For women in early colonial times, they were the center of the household. As stated in our modules, in an agrarian early society women managed the house including the money and upbringing of children (Hackett, Lecture 7). They had the strongest hold on the home and were extremely instrumental. During this time, women were considered to be tough given their laborous jobs and focus on hardwork, and the living conditions led to less of a maternal instinct. Yet while they had this control at home, they were limited within their churches. Men were the only ones able to rise to a “higher status”, and were considered within churches as created as a submissive partner, like being created from Adam’s rib (Hackett, Lecture 7). This relationship between women and men, meant that women had power in the household, but was still segregated from the full worship experience within their congregations.
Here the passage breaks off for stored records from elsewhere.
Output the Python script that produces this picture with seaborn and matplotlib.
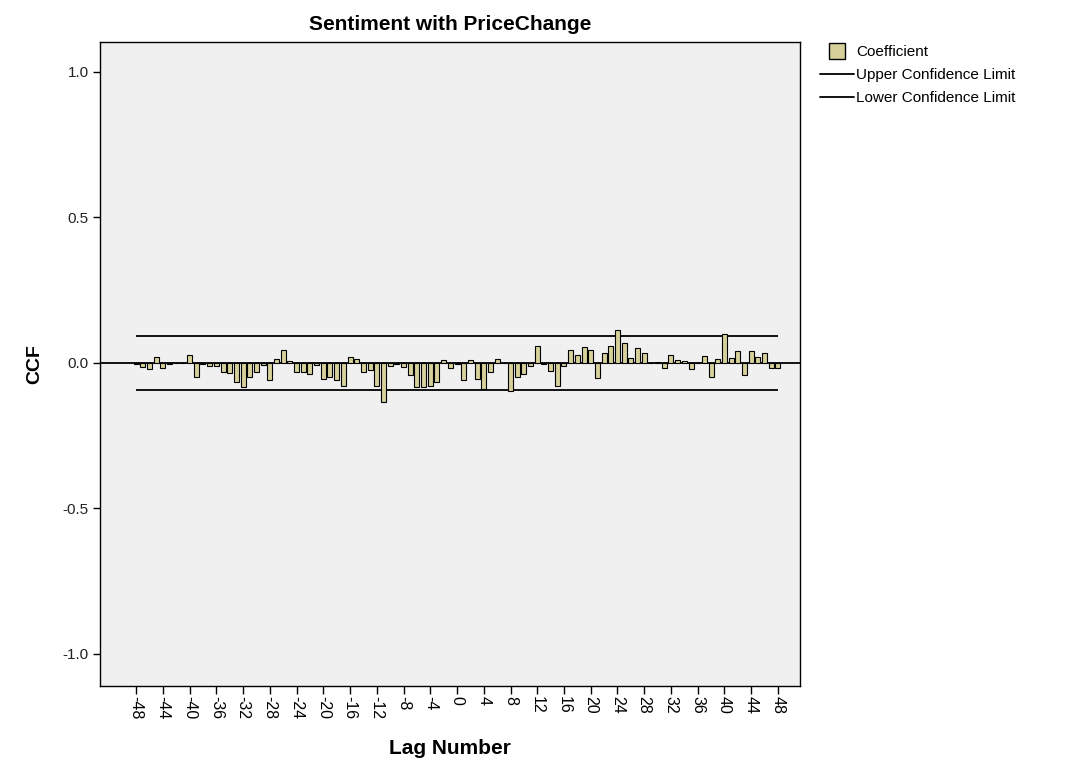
import numpy as np
import pandas as pd
import matplotlib
matplotlib.use("Agg")
import matplotlib.pyplot as plt
import seaborn as sns
from matplotlib.lines import Line2D

lags = list(range(-48, 49))
coefficient = [
    -0.003, -0.014, -0.020, 0.020, -0.018, -0.004, 0.000, 0.000, 0.026, -0.049,   # -48..-39
    -0.002, -0.010, -0.010, -0.032, -0.035, -0.066, -0.081, -0.049, -0.032, -0.006,  # -38..-29
    -0.060, 0.014, 0.045, 0.008, -0.032, -0.032, -0.037, -0.008, -0.055, -0.049,   # -28..-19
    -0.060, -0.078, 0.022, 0.014, -0.032, -0.024, -0.078, -0.133, -0.009, -0.003,   # -18..-9
    -0.014, -0.043, -0.083, -0.083, -0.078, -0.066, 0.011, -0.018, -0.004, -0.058,  # -8..1
    0.009, -0.055, -0.089, -0.032, 0.012, 0.000, -0.095, -0.049, -0.037, -0.012,    # 2..11
    0.058, -0.003, -0.026, -0.080, -0.012, 0.045, 0.029, 0.055, 0.045, -0.052,      # 12..21
    0.035, 0.058, 0.112, 0.069, 0.018, 0.052, 0.035, 0.000, 0.003, -0.018,          # 22..31
    0.026, 0.011, 0.006, -0.020, 0.000, 0.023, -0.047, 0.014, 0.100, 0.018,         # 32..41
    0.041, -0.040, 0.041, 0.020, 0.036, -0.017, -0.018,                            # 42..48
]
upper_limit = 0.094
lower_limit = -0.094
xtick_labels = list(range(-48, 49, 4))
ytick_values = [-1.0, -0.5, 0.0, 0.5, 1.0]

df = pd.DataFrame({"lag": lags, "ccf": coefficient})

sns.set_theme(style="white")
plt.rcParams["font.family"] = ["Liberation Sans", "DejaVu Sans"]
plt.rcParams["text.color"] = "black"
plt.rcParams["axes.labelcolor"] = "black"

fig = plt.figure(figsize=(10.7, 7.65), dpi=100)
ax = fig.add_axes([100 / 1070, 1 - 686 / 765, 700 / 1070, 644 / 765])
ax.set_facecolor("#f0f0f0")

bar_color = "#d6d19a"
sns.barplot(data=df, x="lag", y="ccf", native_scale=True, width=0.75,
            color=bar_color, edgecolor="black", linewidth=0.8,
            saturation=1, ax=ax, zorder=3)

ax.axhline(0, color="black", linewidth=1.3, zorder=2)
ax.hlines([upper_limit, lower_limit], lags[0], lags[-1], colors="black",
          linewidth=1.3, zorder=2)

ax.set_xlim(-53.4, 51.3)
ax.set_ylim(-1.11, 1.103)
ax.set_xticks(xtick_labels)
ax.set_xticklabels([str(v) for v in xtick_labels], rotation=-90, fontsize=11.5,
                   color="black")
ax.set_yticks(ytick_values)
ax.set_yticklabels([f"{v:.1f}" for v in ytick_values], fontsize=11, color="#222222")
ax.tick_params(axis="x", direction="out", length=6, width=1, color="black",
               bottom=True, pad=1)
ax.tick_params(axis="y", direction="out", length=5, width=1, color="black",
               left=True, pad=3)
for s in ax.spines.values():
    s.set_color("black")
    s.set_linewidth(1)

ax.set_xlabel("Lag Number", fontsize=15, fontweight="bold", labelpad=14)
ax.set_ylabel("CCF", fontsize=14, fontweight="bold", labelpad=14)
ax.set_title("Sentiment with PriceChange", fontsize=15, fontweight="bold", pad=9)

handles = [
    Line2D([], [], marker="s", markersize=11, markerfacecolor=bar_color,
           markeredgecolor="black", markeredgewidth=1, linestyle="None",
           label="Coefficient"),
    Line2D([0], [0], color="black", lw=1.3, label="Upper Confidence Limit"),
    Line2D([0], [0], color="black", lw=1.3, label="Lower Confidence Limit"),
]
fig.legend(handles=handles, loc="upper left", bbox_to_anchor=(820 / 1070, 1 - 45 / 765),
           frameon=False, fontsize=11, handlelength=2.2, handletextpad=0.15,
           labelspacing=0.6, borderaxespad=0, borderpad=0)

fig.savefig("out.png", dpi=100)
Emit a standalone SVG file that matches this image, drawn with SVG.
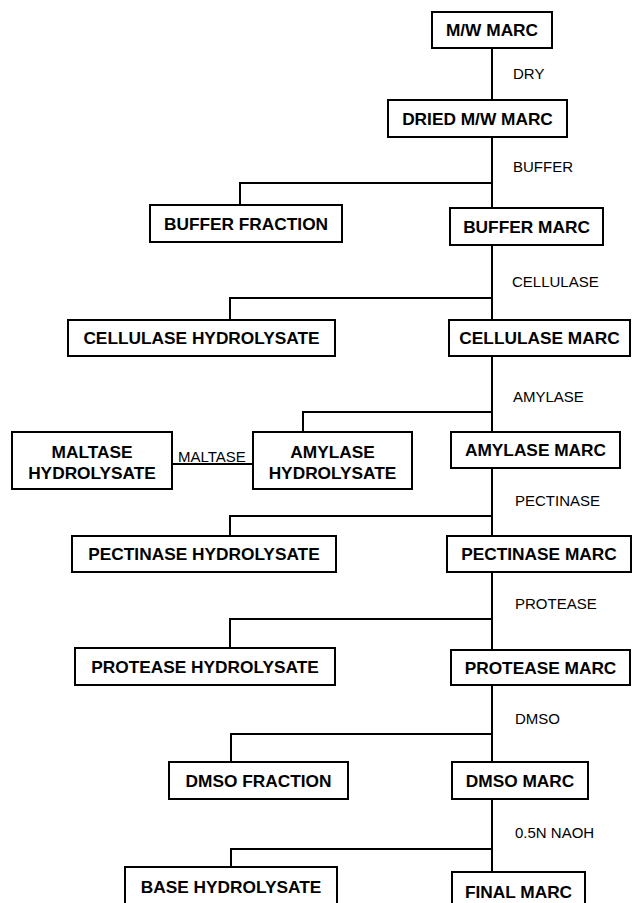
<svg xmlns="http://www.w3.org/2000/svg" width="634" height="903" viewBox="0 0 634 903">
<style>
.box{fill:#fff;stroke:#000;stroke-width:2}
.nt{font-family:"Liberation Sans",Arial,Helvetica,sans-serif;font-weight:bold;font-size:17.3px;text-anchor:middle;fill:#000}
.lb{font-family:"Liberation Sans",Arial,Helvetica,sans-serif;font-size:15px;fill:#000}
.ln{fill:none;stroke:#000;stroke-width:2}
</style>
<rect width="634" height="903" fill="#fff"/>
<g id="connectors">
<path class="ln" d="M492,48V100 M492,137V208 M492,245V320 M492,356V432 M492,468V536 M492,572V650 M492,685V762 M492,799V872"/>
<path class="ln" d="M492,183H240V205 M492,298H230V320 M492,412H303V432 M492,516H230V536 M492,619H230V648 M492,734H231V762 M492,849H231V867"/>
<path class="ln" d="M172,464H253"/>
<text class="lb" x="513" y="79">DRY</text>
<text class="lb" x="513" y="172">BUFFER</text>
<text class="lb" x="512" y="287">CELLULASE</text>
<text class="lb" x="513" y="402">AMYLASE</text>
<text class="lb" x="515" y="506">PECTINASE</text>
<text class="lb" x="515" y="609">PROTEASE</text>
<text class="lb" x="515" y="724">DMSO</text>
<text class="lb" x="515" y="838">0.5N NAOH</text>
<text class="lb" x="178" y="462">MALTASE</text>
</g>
<g id="mw-marc"><rect class="box" x="432" y="12" width="120" height="36"/><text class="nt" x="492" y="36.2">M/W MARC</text></g>
<g id="dried-mw-marc"><rect class="box" x="388" y="100" width="179" height="37"/><text class="nt" x="477.5" y="124.7">DRIED M/W MARC</text></g>
<g id="buffer-fraction"><rect class="box" x="150" y="205" width="192" height="37"/><text class="nt" x="246" y="229.8">BUFFER FRACTION</text></g>
<g id="buffer-marc"><rect class="box" x="450" y="208" width="153" height="37"/><text class="nt" x="526.5" y="232.8">BUFFER MARC</text></g>
<g id="cellulase-hydrolysate"><rect class="box" x="68" y="320" width="267" height="36"/><text class="nt" x="201.5" y="344.3">CELLULASE HYDROLYSATE</text></g>
<g id="cellulase-marc"><rect class="box" x="449" y="320" width="181" height="36"/><text class="nt" x="539.5" y="344.3">CELLULASE MARC</text></g>
<g id="maltase-hydrolysate"><rect class="box" x="12" y="432" width="160" height="57"/><text class="nt" x="92" y="458.3">MALTASE</text><text class="nt" x="92" y="479">HYDROLYSATE</text></g>
<g id="amylase-hydrolysate"><rect class="box" x="253" y="432" width="159" height="57"/><text class="nt" x="332.5" y="458.3">AMYLASE</text><text class="nt" x="332.5" y="479">HYDROLYSATE</text></g>
<g id="amylase-marc"><rect class="box" x="451" y="432" width="169" height="36"/><text class="nt" x="535.5" y="456.3">AMYLASE MARC</text></g>
<g id="pectinase-hydrolysate"><rect class="box" x="72" y="536" width="264" height="36"/><text class="nt" x="204" y="560.3">PECTINASE HYDROLYSATE</text></g>
<g id="pectinase-marc"><rect class="box" x="447" y="536" width="184" height="36"/><text class="nt" x="539" y="560.3">PECTINASE MARC</text></g>
<g id="protease-hydrolysate"><rect class="box" x="75" y="648" width="260" height="37"/><text class="nt" x="205" y="672.8">PROTEASE HYDROLYSATE</text></g>
<g id="protease-marc"><rect class="box" x="451" y="650" width="179" height="35"/><text class="nt" x="540.5" y="673.8">PROTEASE MARC</text></g>
<g id="dmso-fraction"><rect class="box" x="169" y="762" width="179" height="37"/><text class="nt" x="258.5" y="786.8">DMSO FRACTION</text></g>
<g id="dmso-marc"><rect class="box" x="452" y="762" width="136" height="37"/><text class="nt" x="520" y="786.8">DMSO MARC</text></g>
<g id="base-hydrolysate"><rect class="box" x="125" y="867" width="212" height="42"/><text class="nt" x="231" y="893">BASE HYDROLYSATE</text></g>
<g id="final-marc"><rect class="box" x="452" y="872" width="133" height="37"/><text class="nt" x="518.5" y="898">FINAL MARC</text></g>
</svg>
As time went on, American society slowly began to change and shift. With it, the roles of women changed as well. As colonial living morphed into more of a city lifestyle, the environment within a family’s home became different. Work was no longer a person’s life, and there was a split between public life and private life. This in turn affected the practice of religion and the womans place within it. “…it was extremely difficult for women to influence colonial congregational life directly in ways available to men… In the eighteenth century women could not vote. Women lost their property rights when they married, and women often had to have men manage property for them even when they had inherited it or purchased it themselves” (Butler, 125). More than ever, women were attending church compared to that of men. With the transition to a society around a city in comparison to a farm, less men seemed to attend church during that time compared to women. Yet women still had minimal to zero rights in society or leadership within their church.
While this change was occuring in society, the outlook on women also shifted. Women slowly became feminized compared to their former role as a tough head of the household decades before. Christianity turned a focus onto the loving Jesus instead of the judging God, and the traits of Jesus were looked for within women and their ability to bring up the children within the households (Hackett, Lecture 7). Also stated within that lecture, the feminization still didn’t bring about womens leadership progression within churches, so they created ladies societies that targeted helping the poor and orphans to gain some sort of footing within churches. By doing this, ladies were able to find a place within their religion that they hadn’t yet. Since the colonists arrival, women were seperated from the men within congregations unable to have a say even if they spent more time in church. This was the first time women gained some type of advantage and it didn’t stop there. This was similar to the experience of black women within their churches where they also “routinely shouldered the hard, day-to-day work of visiting the sick and teaching the young” (Butler, 229).
Clearly this doesn’t doesn’t begin to scratch the surface of the place women had within other cultures and religions including in Native American tribes and those of Islamic faith. Native American women typically had more authority within their tribes, with some even being matriarchal. Islam on the other hand had similar standards for womem of Christian faith. Yet regardless of the specific religion, women for the most part were treated as minorities within the history of religion in America. As we learned this semester, women in colonist and American life slowly changed in the eyes of society that were influenced by religion. They were tough, then feminine, submissive, and then rebellious. As time progressed some women even chose not to identify with a religion especially as sexuality no longer had Victorian-esque societal standards. Women have found strength within religion, even when it was used to oppress them, but they used it just like everyone else— to find purpose.